Laman

Selasa, 23 Agustus 2011

Analogi Dosa

Manusia adalah tempatnya salah, tempatnya berbuat dosa. Bahkan kalo tega bisa deh istilah "buanglah sampah pada tempatnya" diganti jadi "buanglah dosa pada manusia".
Khilaf. Mungkin itu alasan yang paling populer dikalangan para pendosa. Memang, ga sedikit yang melakukan kesalahan karena ketaksadaran. Bahkan seorang pencuri, sekalipun dia sadar perbuatannya kesalahan, dia melakukannya dengan keterpaksaan yang sudah terbiasakan. Dalam hati manusia ada 3 jiwa yang saling mempengaruhi: ego, superego, dan id. Jika sebuah keslaahan berbobot dosa telah terjadi, maka itulah hasil dari ego.

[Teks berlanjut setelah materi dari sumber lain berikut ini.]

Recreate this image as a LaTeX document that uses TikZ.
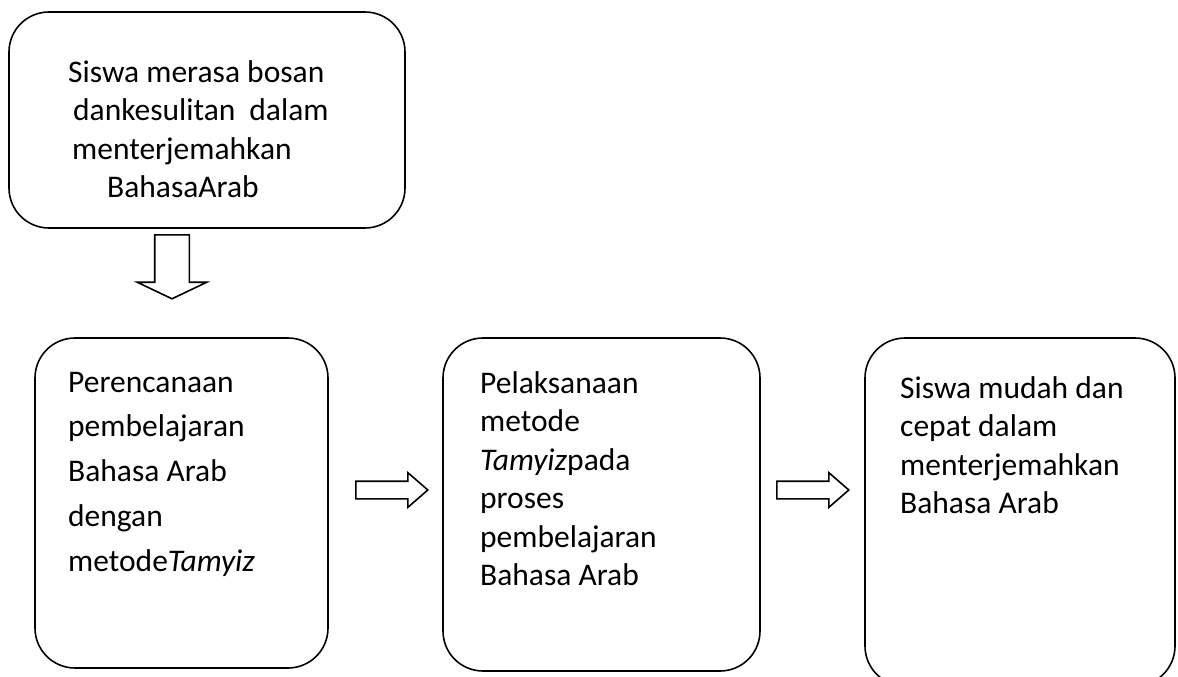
\documentclass[tikz,border=0pt]{standalone}
\usepackage{fontspec}
\setmainfont{Carlito}
\usetikzlibrary{shapes.arrows}

\newcommand\firstline{\rule{0pt}{24pt}}

\begin{document}
\begin{tikzpicture}[
  x=1pt, y=-1pt,
  box/.style={draw, line width=1.6pt, rounded corners=40pt, inner sep=0pt},
  txt/.style={anchor=north west, align=left, inner sep=0pt,
              font=\fontsize{31.5}{38.5}\selectfont},
  wtxt/.style={txt, font=\fontsize{31.5}{44.75}\selectfont},
  rarrow/.style={single arrow, draw, line width=1.6pt, anchor=tail,
                 inner xsep=0pt, inner ysep=8pt, minimum height=72pt,
                 single arrow head extend=8.5pt, single arrow tip angle=82},
  darrow/.style={single arrow, draw, line width=1.6pt, anchor=tail, rotate=-90,
                 inner xsep=0pt, inner ysep=16.5pt, minimum height=64pt,
                 single arrow head extend=17.5pt, single arrow tip angle=129}
]
\useasboundingbox (0,0) rectangle (1178,677);

% boxes
\node[box, minimum width=396pt, minimum height=216pt] (masalah) at (207,120) {};
\node[box, minimum width=293pt, minimum height=330pt] (rencana) at (181.5,503) {};
\node[box, minimum width=317pt, minimum height=333pt] (laksana) at (601.5,504.5) {};
\node[box, minimum width=310pt, minimum height=348pt] (hasil) at (1020,512) {};

% texts (first baseline 24pt below the anchor)
\node[txt] (tmasalah) at (68,82-24)
  {\firstline Siswa merasa bosan\\
   \hspace*{5pt}dankesulitan\hspace{14pt}dalam\\
   \hspace*{4pt}menterjemahkan\\
   \hspace*{39pt}BahasaArab};
\node[wtxt] (trencana) at (68,392-24)
  {\firstline Perencanaan\\pembelajaran\\Bahasa Arab\\dengan\\metode\textit{Tamyiz}};
\node[txt] (tlaksana) at (480,393-24)
  {\firstline Pelaksanaan\\metode\\\textit{Tamyiz}pada\\proses\\pembelajaran\\Bahasa Arab};
\node[txt] (thasil) at (900,398-24)
  {\firstline Siswa mudah dan\\cepat dalam\\menterjemahkan\\Bahasa Arab};

% block arrows
\node[darrow] (panah0) at (172,234) {};
\node[rarrow] (panah1) at (355,490) {};
\node[rarrow] (panah2) at (776,490) {};

\end{tikzpicture}
\end{document}
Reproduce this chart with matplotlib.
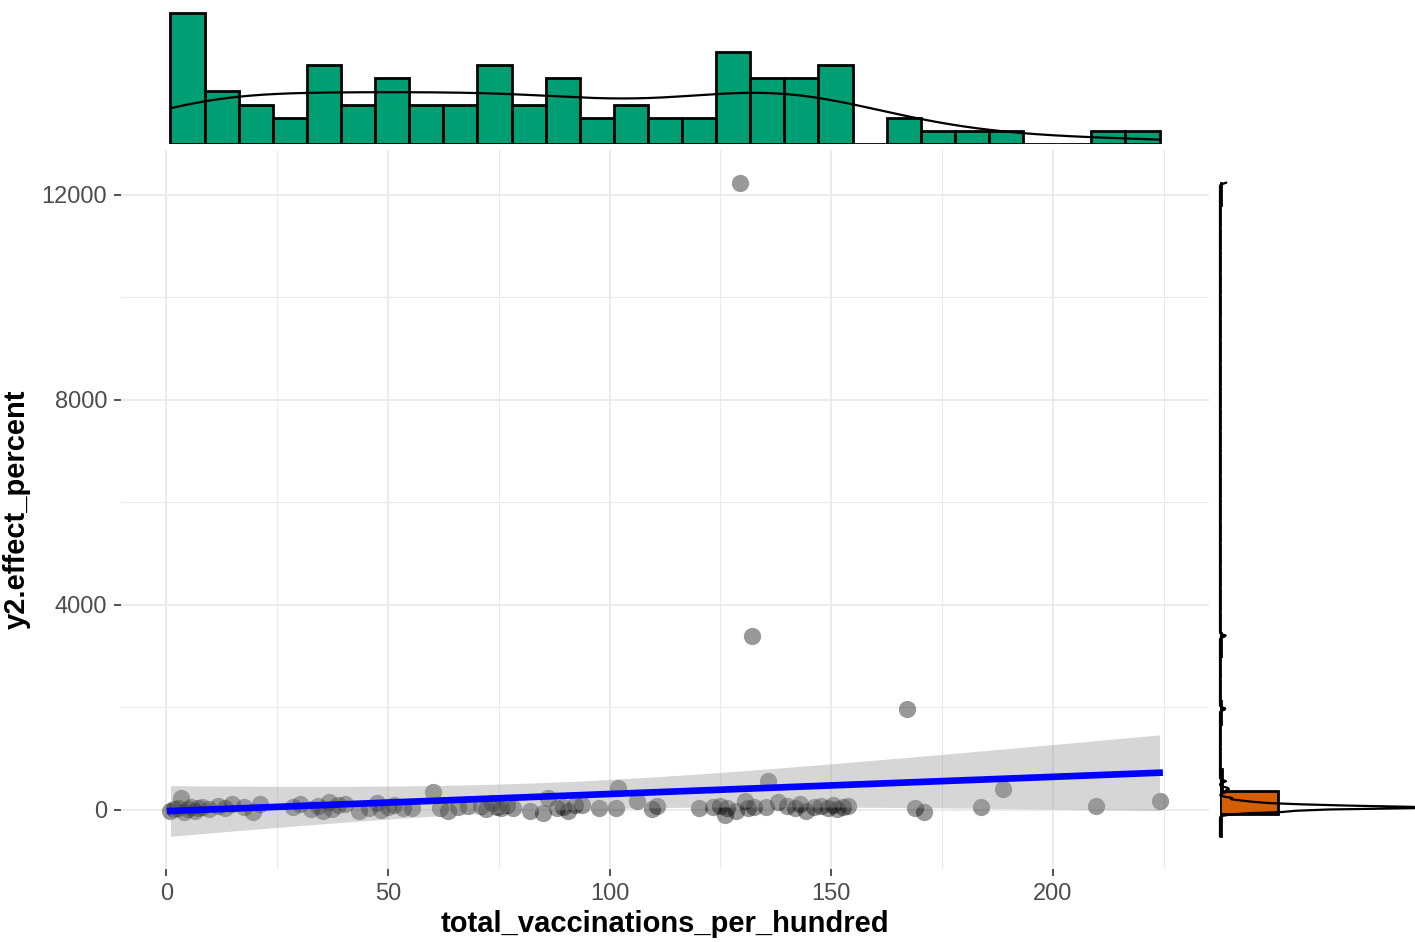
import numpy as np
import matplotlib
matplotlib.use("Agg")
import matplotlib.pyplot as plt
from matplotlib.ticker import MultipleLocator

plt.rcParams["font.family"] = ["Liberation Sans", "DejaVu Sans"]

# scatter data
vacc = [0.9, 1.8, 2.5, 3.2, 4.0, 4.8, 5.6, 6.4, 7.2, 8.1,
        9.6, 11.6, 13.2, 14.9,
        17.4, 19.6, 21.0,
        28.6, 30.2,
        32.6, 34.2, 35.4, 36.6, 37.3, 38.7,
        40.3, 43.5, 45.6,
        47.6, 48.3, 50.0, 51.3, 53.4,
        55.3, 60.2, 61.8,
        63.6, 65.8, 68.0,
        71.0, 72.2, 73.4, 74.6, 75.6, 76.8,
        78.3, 82.1, 85.0,
        86.1, 88.1, 89.5, 90.6, 92.2,
        93.8, 97.5,
        101.4, 101.9, 106.2,
        109.5, 110.7,
        120.2, 123.3,
        124.8, 126.0, 126.5, 128.5, 129.4, 130.6, 131.2,
        132.1, 132.6, 135.3, 135.7, 138.0,
        140.0, 141.8, 142.9, 144.3, 146.2,
        147.8, 149.3, 150.5, 151.4, 152.6, 153.9,
        167.2, 168.9, 171.0, 183.9, 188.7, 209.7, 224.1]
effect = [-30, 20, 40, 230, -50, 10, 60, -20, 30, 50,
          20, 70, 40, 120,
          60, -40, 110,
          50, 120,
          20, 70, -20, 150, 10, 90,
          110, -30, 30,
          130, -10, 60, 90, 30,
          40, 350, 30,
          -30, 50, 80,
          70, 20, 130, 60, 40, 100,
          30, -20, -60,
          230, 40, 50, -30, 100,
          100, 40,
          40, 430, 170,
          20, 70,
          40, 60,
          80, -90, 40, -20, 12234, 180, 30,
          3395, 50, 60, 560, 160,
          80, 40, 120, -20, 60,
          70, 40, 100, 20, 60, 80,
          1970, 40, -50, 50, 400, 80, 170]

x = np.array(vacc, dtype=float)
y = np.array(effect, dtype=float)
n = len(x)

# linear fit with 95% band (like geom_smooth(method = "lm"))
b, a = np.polyfit(x, y, 1)
xs = np.linspace(x.min(), x.max(), 80)
fit = a + b * xs
s = np.sqrt(np.sum((y - (a + b * x)) ** 2) / (n - 2))
sxx = np.sum((x - x.mean()) ** 2)
se = s * np.sqrt(1 / n + (xs - x.mean()) ** 2 / sxx)
t975 = 1.9867
lo, hi = fit - t975 * se, fit + t975 * se


def kde(v, grid):
    q75, q25 = np.percentile(v, [75, 25])
    bw = 0.9 * min(v.std(ddof=1), (q75 - q25) / 1.34) * len(v) ** -0.2
    z = (grid[:, None] - v[None, :]) / bw
    return np.exp(-0.5 * z ** 2).sum(axis=1) / (len(v) * bw * np.sqrt(2 * np.pi))


xr = (x.min(), x.max())
yr = (min(y.min(), lo.min()), max(y.max(), hi.max()))
dx, dy = xr[1] - xr[0], yr[1] - yr[0]
xlim = (xr[0] - 0.05 * dx, xr[1] + 0.05 * dx)
ylim = (yr[0] - 0.05 * dy, yr[1] + 0.05 * dy)

W, H = 1415, 942
fig = plt.figure(figsize=(W / 100, H / 100), dpi=100)


def box(l, t, r, btm):
    return [l / W, 1 - btm / H, (r - l) / W, (btm - t) / H]


# main panel
ax = fig.add_axes(box(121, 150, 1209, 869))
ax.scatter(x, y, s=155, color="black", alpha=0.4, linewidths=0, zorder=2)
ax.fill_between(xs, lo, hi, color="#999999", alpha=0.4, linewidth=0, zorder=3)
ax.plot(xs, fit, color="blue", lw=4.8, zorder=4)
ax.set_xlim(xlim)
ax.set_ylim(ylim)
ax.xaxis.set_major_locator(MultipleLocator(50))
ax.xaxis.set_minor_locator(MultipleLocator(25))
ax.yaxis.set_major_locator(MultipleLocator(4000))
ax.yaxis.set_minor_locator(MultipleLocator(2000))
ax.grid(which="major", color="#EBEBEB", lw=1.5, zorder=0)
ax.grid(which="minor", color="#EBEBEB", lw=0.8, zorder=0)
ax.set_axisbelow(True)
for sp in ax.spines.values():
    sp.set_visible(False)
ax.tick_params(which="major", length=5, width=1.2, color="#333333",
               labelsize=17, labelcolor="#4D4D4D", pad=5)
ax.tick_params(which="minor", length=0)
ax.set_xlabel("total_vaccinations_per_hundred", fontsize=21, fontweight="bold", labelpad=4)
ax.set_ylabel("y2.effect_percent", fontsize=21, fontweight="bold", labelpad=8)

# top marginal: histogram (density) + density curve
axt = fig.add_axes(box(121, 6, 1209, 144))
cx, ex = np.histogram(x, bins=29, range=xr)
wx = ex[1] - ex[0]
dens_x = cx / (n * wx)
gx = np.linspace(xr[0], xr[1], 512)
kx = kde(x, gx)
axt.bar(ex[:-1], dens_x, width=wx, align="edge", color="#009E73",
        edgecolor="black", linewidth=2.0)
axt.plot(gx, kx, color="black", lw=1.6)
axt.set_xlim(xlim)
axt.set_ylim(0, max(dens_x.max(), kx.max()) * 1.05)
axt.axis("off")

# right marginal
axr = fig.add_axes(box(1220, 150, 1415, 869))
cy, ey = np.histogram(y, bins=29, range=yr)
wy = ey[1] - ey[0]
dens_y = cy / (n * wy)
gy = np.linspace(yr[0], yr[1], 512)
ky = kde(y, gy)
axr.barh(ey[:-1], dens_y, height=wy, align="edge", color="#D55E00",
         edgecolor="black", linewidth=2.0)
axr.plot(ky, gy, color="black", lw=1.6, clip_on=False)
axr.set_ylim(ylim)
axr.set_xlim(0, ky.max())
axr.axis("off")

fig.savefig("out.png", dpi=100)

Ketika kesalahan telah diselesaikan, maka penyesalan menggantikannya. Dengan catatan, penyesalan ini hanya akan hinggap di hati orang-orang yang memang tidak terbiasa, atau katakanlah masih meemgang teguh nilai-nilai kebenaran meskipun terkadang khilaf melanggarnya. Dan penyesalan, meskipun terkadang dianggap tameng dari sebuah kesalahan, sebenarnya ia adalah efek baik. Dari penyesalan inilah nantinya akan muncul semangat perbaikan diri.

Semangat perbaikan diri bisa dilakukan dengan pengakuan dosa. Tapi masalah pun belum selesai sampai di sini. Mungkin diri dan lingkungan telah memaafkan, tapi, jika bertemu beebrapa sosok yang keras, secara tak sadar akan ada slogan yang muncul: MEMAAFKAN BUKAN BERARTI MELUPAKAN.

Berbuat dosa ibarat menggali tanah. Meskipun telah diuruk lagi, akan ada bekas-bekas yang tak bisa berdusta. Begitu juga sebuah kesalahan, akan tetap ada bekas dalam ingatan. Mungkin itulah mengapa Om Ebiet G Ade dalam "Kalian Dengarlah keluhanku" bilang: Apakah bila terlanjur salah/ akan tetap dianggap salah/ tak ada waktu lagi benahi diri/ tak ada tempat lagi untuk kembali//
Tapi percayalah, Allah Maha Pengampun. Tetap bersemangat dalaa kebaikan (fastabiqul khoirot). Jangan jadi pribadi yang hobi mengulangi kesalahan.